▶ The request
Every line of the material is to be quoted verbatim, minus the pictures.

▶ Data segment

——————————

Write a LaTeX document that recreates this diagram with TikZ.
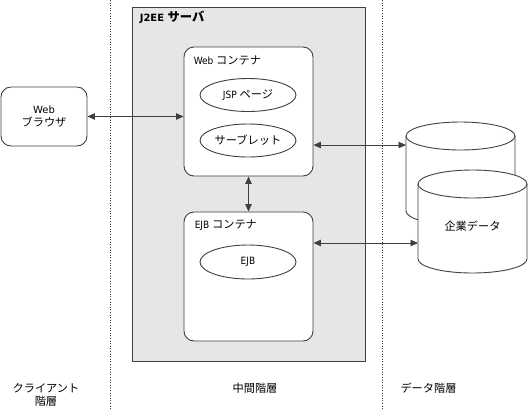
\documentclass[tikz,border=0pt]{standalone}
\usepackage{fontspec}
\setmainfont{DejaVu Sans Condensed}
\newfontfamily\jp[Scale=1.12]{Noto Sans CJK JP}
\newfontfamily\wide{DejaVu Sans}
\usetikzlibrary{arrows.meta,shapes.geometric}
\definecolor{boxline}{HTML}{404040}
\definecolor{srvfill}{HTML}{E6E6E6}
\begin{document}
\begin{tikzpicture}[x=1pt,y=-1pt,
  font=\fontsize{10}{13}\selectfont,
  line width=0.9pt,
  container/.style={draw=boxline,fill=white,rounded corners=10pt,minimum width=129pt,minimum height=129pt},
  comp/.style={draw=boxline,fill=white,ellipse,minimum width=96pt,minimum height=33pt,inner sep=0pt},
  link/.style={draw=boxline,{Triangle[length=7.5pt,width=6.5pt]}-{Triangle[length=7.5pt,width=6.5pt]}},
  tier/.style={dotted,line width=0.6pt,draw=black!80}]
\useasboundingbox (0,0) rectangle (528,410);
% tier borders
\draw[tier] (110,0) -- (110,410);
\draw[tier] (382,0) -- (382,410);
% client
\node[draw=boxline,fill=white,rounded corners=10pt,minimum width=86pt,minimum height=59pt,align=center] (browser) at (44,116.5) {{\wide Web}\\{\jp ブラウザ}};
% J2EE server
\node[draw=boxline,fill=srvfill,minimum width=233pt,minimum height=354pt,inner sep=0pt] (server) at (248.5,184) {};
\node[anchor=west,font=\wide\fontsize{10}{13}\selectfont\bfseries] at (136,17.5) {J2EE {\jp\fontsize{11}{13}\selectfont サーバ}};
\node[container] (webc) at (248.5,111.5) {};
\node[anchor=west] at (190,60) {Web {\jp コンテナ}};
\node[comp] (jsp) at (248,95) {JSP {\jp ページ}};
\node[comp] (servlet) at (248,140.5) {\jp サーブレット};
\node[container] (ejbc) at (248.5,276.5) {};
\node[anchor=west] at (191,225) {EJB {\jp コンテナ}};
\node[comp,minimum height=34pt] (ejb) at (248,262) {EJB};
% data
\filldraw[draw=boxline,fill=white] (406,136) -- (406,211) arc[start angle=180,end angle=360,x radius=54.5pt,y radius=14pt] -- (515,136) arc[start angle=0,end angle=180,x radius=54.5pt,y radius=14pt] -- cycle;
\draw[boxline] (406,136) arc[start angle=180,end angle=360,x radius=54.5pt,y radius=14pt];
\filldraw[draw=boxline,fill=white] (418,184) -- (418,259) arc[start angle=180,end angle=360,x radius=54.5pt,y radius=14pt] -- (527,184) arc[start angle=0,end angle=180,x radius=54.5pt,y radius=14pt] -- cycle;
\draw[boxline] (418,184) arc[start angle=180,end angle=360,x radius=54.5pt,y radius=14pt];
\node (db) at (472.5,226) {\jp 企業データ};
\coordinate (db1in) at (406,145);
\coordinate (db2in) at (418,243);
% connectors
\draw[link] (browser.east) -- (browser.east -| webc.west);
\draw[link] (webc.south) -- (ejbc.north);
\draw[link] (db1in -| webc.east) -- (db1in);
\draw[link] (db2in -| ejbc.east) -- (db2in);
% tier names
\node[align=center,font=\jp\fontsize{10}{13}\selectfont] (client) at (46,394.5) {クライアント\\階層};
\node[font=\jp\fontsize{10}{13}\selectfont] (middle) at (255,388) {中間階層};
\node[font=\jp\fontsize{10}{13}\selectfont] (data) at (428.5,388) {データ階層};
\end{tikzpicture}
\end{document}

——————————

▶ Solved problem
Write a LaTeX document that recreates this diagram with TikZ.
\documentclass[tikz,border=0pt]{standalone}
\usepackage{fontspec}
\setmainfont{DejaVu Sans Condensed}
\newfontfamily\jp[Scale=1.12]{Noto Sans CJK JP}
\newfontfamily\wide{DejaVu Sans}
\usetikzlibrary{arrows.meta,shapes.geometric}
\definecolor{boxline}{HTML}{404040}
\definecolor{srvfill}{HTML}{E6E6E6}
\begin{document}
\begin{tikzpicture}[x=1pt,y=-1pt,
  font=\fontsize{10}{13}\selectfont,
  line width=0.9pt,
  container/.style={draw=boxline,fill=white,rounded corners=10pt,minimum width=129pt,minimum height=129pt},
  comp/.style={draw=boxline,fill=white,ellipse,minimum width=96pt,minimum height=33pt,inner sep=0pt},
  link/.style={draw=boxline,{Triangle[length=7.5pt,width=6.5pt]}-{Triangle[length=7.5pt,width=6.5pt]}},
  tier/.style={dotted,line width=0.6pt,draw=black!80}]
\useasboundingbox (0,0) rectangle (528,410);
% tier borders
\draw[tier] (110,0) -- (110,410);
\draw[tier] (382,0) -- (382,410);
% client
\node[draw=boxline,fill=white,rounded corners=10pt,minimum width=86pt,minimum height=59pt,align=center] (browser) at (44,116.5) {{\wide Web}\\{\jp ブラウザ}};
% J2EE server
\node[draw=boxline,fill=srvfill,minimum width=233pt,minimum height=354pt,inner sep=0pt] (server) at (248.5,184) {};
\node[anchor=west,font=\wide\fontsize{10}{13}\selectfont\bfseries] at (136,17.5) {J2EE {\jp\fontsize{11}{13}\selectfont サーバ}};
\node[container] (webc) at (248.5,111.5) {};
\node[anchor=west] at (190,60) {Web {\jp コンテナ}};
\node[comp] (jsp) at (248,95) {JSP {\jp ページ}};
\node[comp] (servlet) at (248,140.5) {\jp サーブレット};
\node[container] (ejbc) at (248.5,276.5) {};
\node[anchor=west] at (191,225) {EJB {\jp コンテナ}};
\node[comp,minimum height=34pt] (ejb) at (248,262) {EJB};
% data
\filldraw[draw=boxline,fill=white] (406,136) -- (406,211) arc[start angle=180,end angle=360,x radius=54.5pt,y radius=14pt] -- (515,136) arc[start angle=0,end angle=180,x radius=54.5pt,y radius=14pt] -- cycle;
\draw[boxline] (406,136) arc[start angle=180,end angle=360,x radius=54.5pt,y radius=14pt];
\filldraw[draw=boxline,fill=white] (418,184) -- (418,259) arc[start angle=180,end angle=360,x radius=54.5pt,y radius=14pt] -- (527,184) arc[start angle=0,end angle=180,x radius=54.5pt,y radius=14pt] -- cycle;
\draw[boxline] (418,184) arc[start angle=180,end angle=360,x radius=54.5pt,y radius=14pt];
\node (db) at (472.5,226) {\jp 企業データ};
\coordinate (db1in) at (406,145);
\coordinate (db2in) at (418,243);
% connectors
\draw[link] (browser.east) -- (browser.east -| webc.west);
\draw[link] (webc.south) -- (ejbc.north);
\draw[link] (db1in -| webc.east) -- (db1in);
\draw[link] (db2in -| ejbc.east) -- (db2in);
% tier names
\node[align=center,font=\jp\fontsize{10}{13}\selectfont] (client) at (46,394.5) {クライアント\\階層};
\node[font=\jp\fontsize{10}{13}\selectfont] (middle) at (255,388) {中間階層};
\node[font=\jp\fontsize{10}{13}\selectfont] (data) at (428.5,388) {データ階層};
\end{tikzpicture}
\end{document}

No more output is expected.